One aspect that some might misinterpret as political buzzwords is the fact that he says that the common good cannot be separated from the human economy (¶156). It starts with recognizing that the person has basic, inalienable rights and the welfare of society—beginning with the family. Society has the obligation to provide this common good. Moreover, this common good extends to future generations and we need to ask ourselves what sort of world we leave to them? (¶159). We cannot view these things in a utilitarian way. The changes we want must begin with the question of what sort of world we want to leave behind (¶160).
He finishes up this chapter by pointing out that...
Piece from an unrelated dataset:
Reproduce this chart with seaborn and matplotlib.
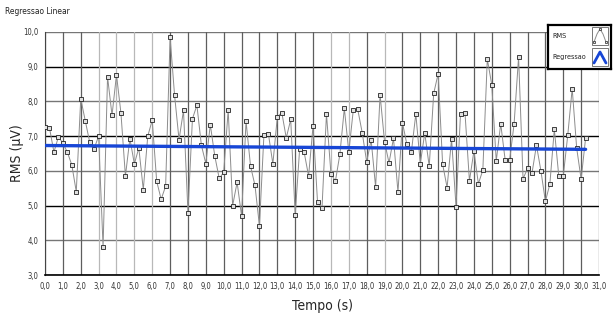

162. Our difficulty in taking up this challenge seriously has much to do with an ethical and cultural decline which has accompanied the deterioration of the environment. Men and women of our postmodern world run the risk of rampant individualism, and many problems of society are connected with today’s self-centred culture of instant gratification. We see this in the crisis of family and social ties and the difficulties of recognizing the other. Parents can be prone to impulsive and wasteful consumption, which then affects their children who find it increasingly difficult to acquire a home of their own and build a family. Furthermore, our inability to think seriously about future generations is linked to our inability to broaden the scope of our present interests and to give consideration to those who remain excluded from development. Let us not only keep the poor of the future in mind, but also today’s poor, whose life on this earth is brief and who cannot keep on waiting. Hence, “in addition to a fairer sense of intergenerational solidarity there is also an urgent moral need for a renewed sense of intragenerational solidarity”
Because we tend towards individualism today, we tend to focus on instant gratification in a way which is wasteful and are unable to think of how our actions exclude or harm the poorest.
Conclusion
Chapter IV actually sets a moral framework for our consideration on all issues—not only for the environment. In pointing out the moral considerations we need to make, we see he advocates nothing that his detractors allege. He rejects the idea of imposing an attempt to cure the situation that does not consider the impact on all aspects of life. Going along with the previous chapters, we see that the forms of environmentalism that his detractors claim he is advocating are actually rejected.
Whether we are choosing a to do a thing or choosing to correct the damage, we have to think about the impact it will have on different groups—including human groups, and especially the family. It’s when we refuse to do this that we cause harm. We use the home of a people as a nuclear testing ground, we develop efficient ways to produce a thing without considering how the materials will effect people and the environment in the future (asbestos as a flame retardant) on one hand, and we develop environmental policies that are harmful to communities to repair the damage, never considering how they impact people or how people might respond to them when considered a threat.
Like every other aspect of moral theology, we need to consider the harm our actions can do, and not simply focussing on a technocratic, “thintelligent” way of looking at things.